Start of Dataset excerpt
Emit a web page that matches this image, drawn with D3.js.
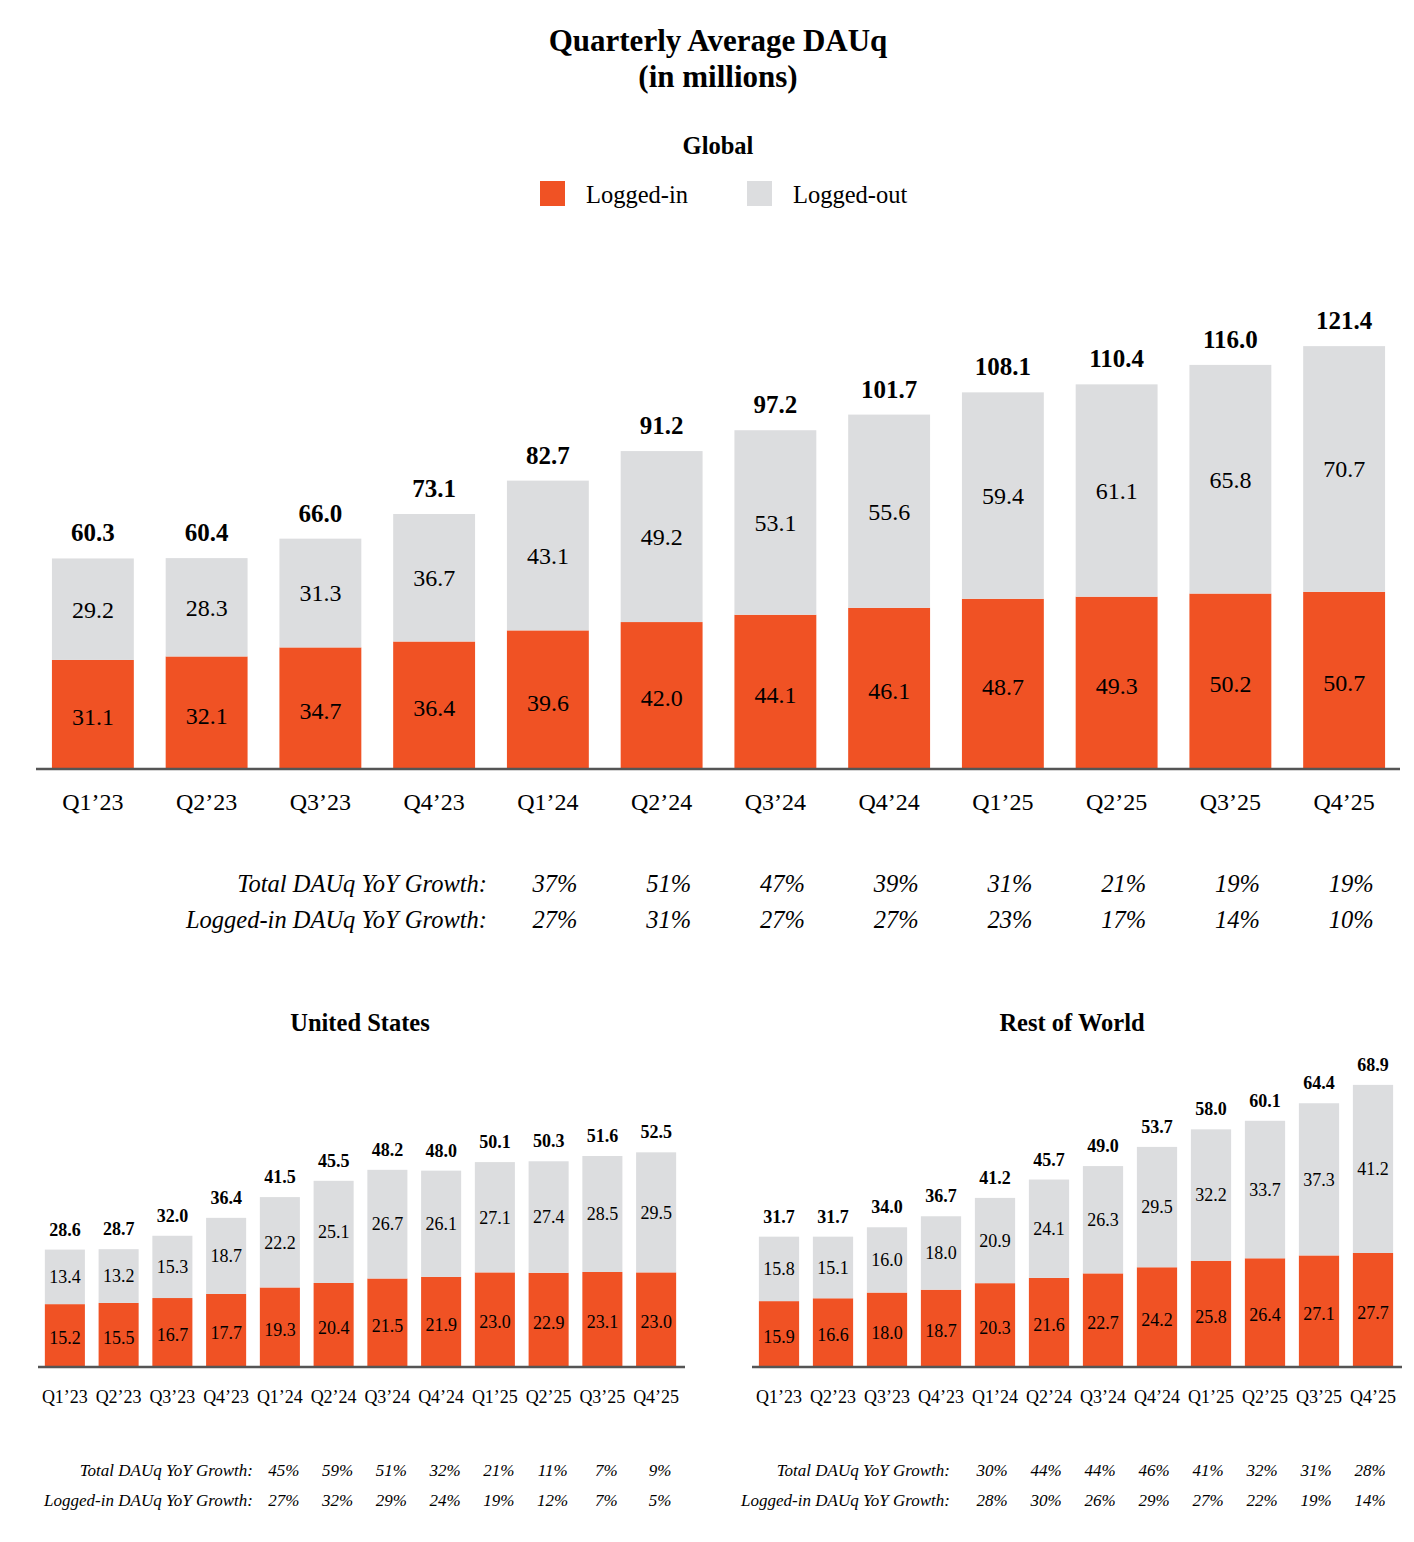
<!DOCTYPE html>
<html>
<head>
<meta charset="utf-8">
<script src="https://cdn.jsdelivr.net/npm/d3@7"></script>
<style>
  body { margin: 0; background: #fff; }
  svg { display: block; font-family: "Liberation Serif", "Times New Roman", serif; }
</style>
</head>
<body>
<div id="chart"></div>
<script>
// quarters, shared by all three panels
const quarters = ["Q1’23", "Q2’23", "Q3’23", "Q4’23", "Q1’24", "Q2’24", "Q3’24", "Q4’24", "Q1’25", "Q2’25", "Q3’25", "Q4’25"];
const growthQuarters = quarters.slice(4);

// Global
const globalIn = [31.1, 32.1, 34.7, 36.4, 39.6, 42.0, 44.1, 46.1, 48.7, 49.3, 50.2, 50.7];
const globalOut = [29.2, 28.3, 31.3, 36.7, 43.1, 49.2, 53.1, 55.6, 59.4, 61.1, 65.8, 70.7];
const globalTotal = [60.3, 60.4, 66.0, 73.1, 82.7, 91.2, 97.2, 101.7, 108.1, 110.4, 116.0, 121.4];
const globalTotalGrowth = ["37%", "51%", "47%", "39%", "31%", "21%", "19%", "19%"];
const globalInGrowth = ["27%", "31%", "27%", "27%", "23%", "17%", "14%", "10%"];

// United States
const usIn = [15.2, 15.5, 16.7, 17.7, 19.3, 20.4, 21.5, 21.9, 23.0, 22.9, 23.1, 23.0];
const usOut = [13.4, 13.2, 15.3, 18.7, 22.2, 25.1, 26.7, 26.1, 27.1, 27.4, 28.5, 29.5];
const usTotal = [28.6, 28.7, 32.0, 36.4, 41.5, 45.5, 48.2, 48.0, 50.1, 50.3, 51.6, 52.5];
const usTotalGrowth = ["45%", "59%", "51%", "32%", "21%", "11%", "7%", "9%"];
const usInGrowth = ["27%", "32%", "29%", "24%", "19%", "12%", "7%", "5%"];

// Rest of World
const rowIn = [15.9, 16.6, 18.0, 18.7, 20.3, 21.6, 22.7, 24.2, 25.8, 26.4, 27.1, 27.7];
const rowOut = [15.8, 15.1, 16.0, 18.0, 20.9, 24.1, 26.3, 29.5, 32.2, 33.7, 37.3, 41.2];
const rowTotal = [31.7, 31.7, 34.0, 36.7, 41.2, 45.7, 49.0, 53.7, 58.0, 60.1, 64.4, 68.9];
const rowTotalGrowth = ["30%", "44%", "44%", "46%", "41%", "32%", "31%", "28%"];
const rowInGrowth = ["28%", "30%", "26%", "29%", "27%", "22%", "19%", "14%"];

const ORANGE = "#F05224";
const GREY = "#DCDDDF";

const width = 1414, height = 1542;
const svg = d3.select("#chart").append("svg")
    .attr("width", width)
    .attr("height", height);

// titles
svg.append("text").attr("x", 718).attr("y", 51).attr("text-anchor", "middle")
    .attr("font-size", 31).attr("font-weight", "bold").text("Quarterly Average DAUq");
svg.append("text").attr("x", 718).attr("y", 87).attr("text-anchor", "middle")
    .attr("font-size", 31).attr("font-weight", "bold").text("(in millions)");

// legend
const legend = [["Logged-in", ORANGE, 540], ["Logged-out", GREY, 747]];
legend.forEach(function(l) {
    svg.append("rect").attr("x", l[2]).attr("y", 181).attr("width", 25).attr("height", 25).attr("fill", l[1]);
    svg.append("text").attr("x", l[2] + 46).attr("y", 194).attr("dy", "0.35em")
        .attr("font-size", 24.5).text(l[0]);
});

function panel(o) {
    const g = svg.append("g");

    const x = d3.scaleBand()
        .domain(quarters)
        .range(o.xRange)
        .paddingInner(o.padIn)
        .paddingOuter(o.padIn / 2);

    const y = d3.scaleLinear()
        .domain([0, o.yMax])
        .range([o.base, o.base - o.pxPerUnit * o.yMax]);

    g.append("text").attr("x", o.titleX).attr("y", o.titleY).attr("text-anchor", "middle")
        .attr("font-size", 24.5).attr("font-weight", "bold").text(o.title);

    const rows = quarters.map(function(q, i) {
        return { q: q, li: o.loggedIn[i], lo: o.loggedOut[i], total: o.total[i] };
    });

    // logged-in (bottom)
    g.selectAll("rect.in").data(rows).enter().append("rect")
        .attr("class", "in")
        .attr("x", function(d) { return x(d.q); })
        .attr("y", function(d) { return y(d.li); })
        .attr("width", x.bandwidth())
        .attr("height", function(d) { return y(0) - y(d.li); })
        .attr("fill", ORANGE);

    // logged-out (top)
    g.selectAll("rect.out").data(rows).enter().append("rect")
        .attr("class", "out")
        .attr("x", function(d) { return x(d.q); })
        .attr("y", function(d) { return y(d.li + d.lo); })
        .attr("width", x.bandwidth())
        .attr("height", function(d) { return y(d.li) - y(d.li + d.lo); })
        .attr("fill", GREY);

    const cx = function(d) { return x(d.q) + x.bandwidth() / 2; };

    g.selectAll("text.in").data(rows).enter().append("text")
        .attr("x", cx)
        .attr("y", function(d) { return y(d.li / 2) + o.inShift; })
        .attr("dy", "0.35em").attr("text-anchor", "middle")
        .attr("font-size", o.fs).text(function(d) { return d.li.toFixed(1); });

    g.selectAll("text.out").data(rows).enter().append("text")
        .attr("x", cx)
        .attr("y", function(d) { return y(d.li + d.lo / 2); })
        .attr("dy", "0.35em").attr("text-anchor", "middle")
        .attr("font-size", o.fs).text(function(d) { return d.lo.toFixed(1); });

    g.selectAll("text.tot").data(rows).enter().append("text")
        .attr("x", cx)
        .attr("y", function(d) { return y(d.li + d.lo) - o.totGap; })
        .attr("text-anchor", "middle").attr("font-weight", "bold")
        .attr("font-size", o.tfs).text(function(d) { return d.total.toFixed(1); });

    // baseline axis
    g.append("line")
        .attr("x1", o.axisX[0]).attr("x2", o.axisX[1])
        .attr("y1", y(0) + 1).attr("y2", y(0) + 1)
        .attr("stroke", "#555").attr("stroke-width", 2.5);

    g.selectAll("text.q").data(quarters).enter().append("text")
        .attr("x", function(d) { return x(d) + x.bandwidth() / 2; })
        .attr("y", o.tickY).attr("dy", "0.35em").attr("text-anchor", "middle")
        .attr("font-size", o.fs).text(function(d) { return d; });

    // growth rows
    const growth = [["Total DAUq YoY Growth:", o.totalGrowth, o.growthY[0]],
                    ["Logged-in DAUq YoY Growth:", o.inGrowth, o.growthY[1]]];
    growth.forEach(function(r) {
        g.append("text").attr("x", o.growthLabelX).attr("y", r[2]).attr("dy", "0.35em")
            .attr("text-anchor", "end").attr("font-style", "italic")
            .attr("font-size", o.gfs).text(r[0]);
        g.selectAll(null).data(r[1]).enter().append("text")
            .attr("x", function(d, i) { return x(growthQuarters[i]) + x.bandwidth() / 2 + o.growthShift; })
            .attr("y", r[2]).attr("dy", "0.35em").attr("text-anchor", "middle")
            .attr("font-style", "italic").attr("font-size", o.gfs).text(function(d) { return d; });
    });
}

panel({
    title: "Global", titleX: 718, titleY: 154,
    loggedIn: globalIn, loggedOut: globalOut, total: globalTotal,
    totalGrowth: globalTotalGrowth, inGrowth: globalInGrowth,
    xRange: [36, 1401], padIn: 0.28, axisX: [36, 1400],
    base: 768, pxPerUnit: 3.475, yMax: 125,
    fs: 24, tfs: 25, gfs: 24.5, totGap: 17, inShift: 3,
    tickY: 802, growthY: [883, 919], growthLabelX: 487, growthShift: 7
});

panel({
    title: "United States", titleX: 360, titleY: 1031,
    loggedIn: usIn, loggedOut: usOut, total: usTotal,
    totalGrowth: usTotalGrowth, inGrowth: usInGrowth,
    xRange: [38, 683], padIn: 0.255, axisX: [38, 685],
    base: 1366, pxPerUnit: 4.07, yMax: 55,
    fs: 18, tfs: 18, gfs: 17, totGap: 14, inShift: 3,
    tickY: 1397, growthY: [1470, 1500], growthLabelX: 253, growthShift: 4
});

panel({
    title: "Rest of World", titleX: 1072, titleY: 1031,
    loggedIn: rowIn, loggedOut: rowOut, total: rowTotal,
    totalGrowth: rowTotalGrowth, inGrowth: rowInGrowth,
    xRange: [752, 1400], padIn: 0.255, axisX: [752, 1402],
    base: 1366, pxPerUnit: 4.08, yMax: 70,
    fs: 18, tfs: 18, gfs: 17, totGap: 14, inShift: 3,
    tickY: 1397, growthY: [1470, 1500], growthLabelX: 950, growthShift: -3
});
</script>
</body>
</html>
End of Dataset excerpt
__Required task__. Return the material line for line, from its beginning to the line that contains "const growthQuarters = quarters.slice(4);", with the pictures left out.

__Completed task__.
Emit a web page that matches this image, drawn with D3.js.
<!DOCTYPE html>
<html>
<head>
<meta charset="utf-8">
<script src="https://cdn.jsdelivr.net/npm/d3@7"></script>
<style>
  body { margin: 0; background: #fff; }
  svg { display: block; font-family: "Liberation Serif", "Times New Roman", serif; }
</style>
</head>
<body>
<div id="chart"></div>
<script>
// quarters, shared by all three panels
const quarters = ["Q1’23", "Q2’23", "Q3’23", "Q4’23", "Q1’24", "Q2’24", "Q3’24", "Q4’24", "Q1’25", "Q2’25", "Q3’25", "Q4’25"];
const growthQuarters = quarters.slice(4);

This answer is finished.